Sustainable Investing: How to Spot a Greenwashed Company
Investors are increasingly looking beyond the bottom line, seeking out companies that align with their values and demonstrate a genuine commitment to environmental, social and governance (ESG) principles. But with this shift comes a new challenge: distinguishing truly sustainable companies from those simply riding the trend. Greenwashing, where companies exaggerate or fabricate their environmental credentials, can mislead investors and undermine the integrity of the sustainable investing movement.
Understanding how to spot greenwashing is essential for anyone serious about aligning their investments with their ethics. It requires looking past glossy marketing materials and digging into how a company operates. From supply chain transparency to waste management practices, the reality behind the scenes may not always match the branding.
Looking Beyond the Label
Many companies understand that being seen as eco-friendly improves their public image and boosts their appeal to investors. As a result, phrases like ‘carbon neutral’, ‘eco-conscious’ and ‘green initiative’ are often used liberally in corporate communications. But without clear definitions or accountability, these terms can be misleading. The first red flag for greenwashing is vague or unverifiable claims.
Investors should look for specifics. Does the company provide measurable goals and progress reports? Are they using third-party certifications or auditing bodies to validate their efforts? For example, a company claiming to be ‘sustainable’ should be able to show tangible actions taken, such as switching to renewable energy sources or significantly reducing waste output. Ambiguous slogans without supporting data are usually a sign to dig deeper.
Supply Chains and the Full Environmental Picture
Sustainability is about the entire supply chain as much as it’s about the front-end product. Companies may boast about biodegradable packaging while sourcing materials from unethical or environmentally damaging suppliers. Sustainable investing means evaluating a company’s full footprint, including how and where it sources its materials, its transportation methods and its labor practices.

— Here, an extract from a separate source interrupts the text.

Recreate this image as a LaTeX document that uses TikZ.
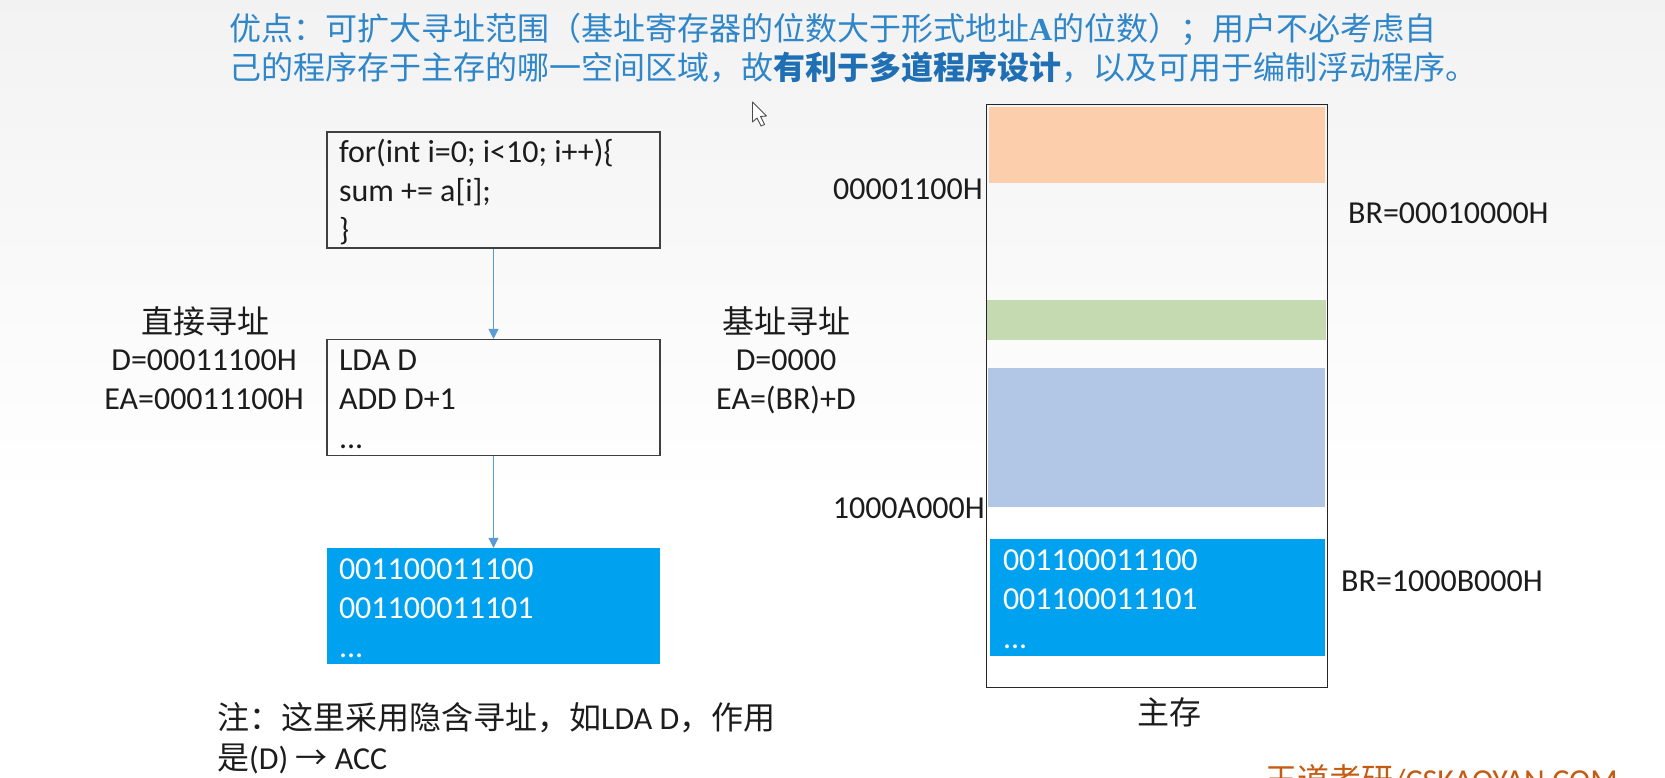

Transparency is key. Ethical companies are often proactive in publishing supply chain audits or working with organizations that track environmental impact. When such data is absent or difficult to find, it raises legitimate concerns about the authenticity of a company’s claims.
Waste Management and the Unseen Metrics
One often overlooked aspect of corporate sustainability is waste management, particularly the handling of dangerous byproducts. A company’s approach to industrial waste, especially hazardous materials, can say more about its environmental commitment than any PR campaign. Responsible waste disposal not only protects ecosystems but also indicates a culture of regulatory compliance and ethical operations.
For example, many industries, from manufacturing to tech, generate waste that requires specialized handling. Companies truly committed to sustainability will have procedures in place for responsible management, such as proper hazardous waste disposal through certified environmental services. If a business makes no mention of how it handles waste, it might be ignoring (or hiding!) a significant part of its environmental impact.
Governance and Accountability
Sustainability a governance issue as much as it is an environmental one. How a company structures its leadership, makes decisions and engages stakeholders matters just as much. Truly sustainable firms often tie executive compensation to ESG performance and disclose their progress through annual sustainability reports. They invite scrutiny and actively engage with both customers and investors about their impact.
By contrast, greenwashed firms might avoid third-party assessments or use selective data to highlight their best efforts while ignoring problematic areas. Sustainable investing means holding companies accountable and pushing for transparency in all facets of their operation.
The Role of Investors in Shaping a Greener Future
Ultimately, sustainable investing is about driving positive change. It’s not just about avoiding greenwashing, but you need to do the latter to achieve the former. When investors choose to support companies that genuinely prioritize sustainability, they send a powerful message to the market. This demand encourages more transparency, innovation and accountability across industries.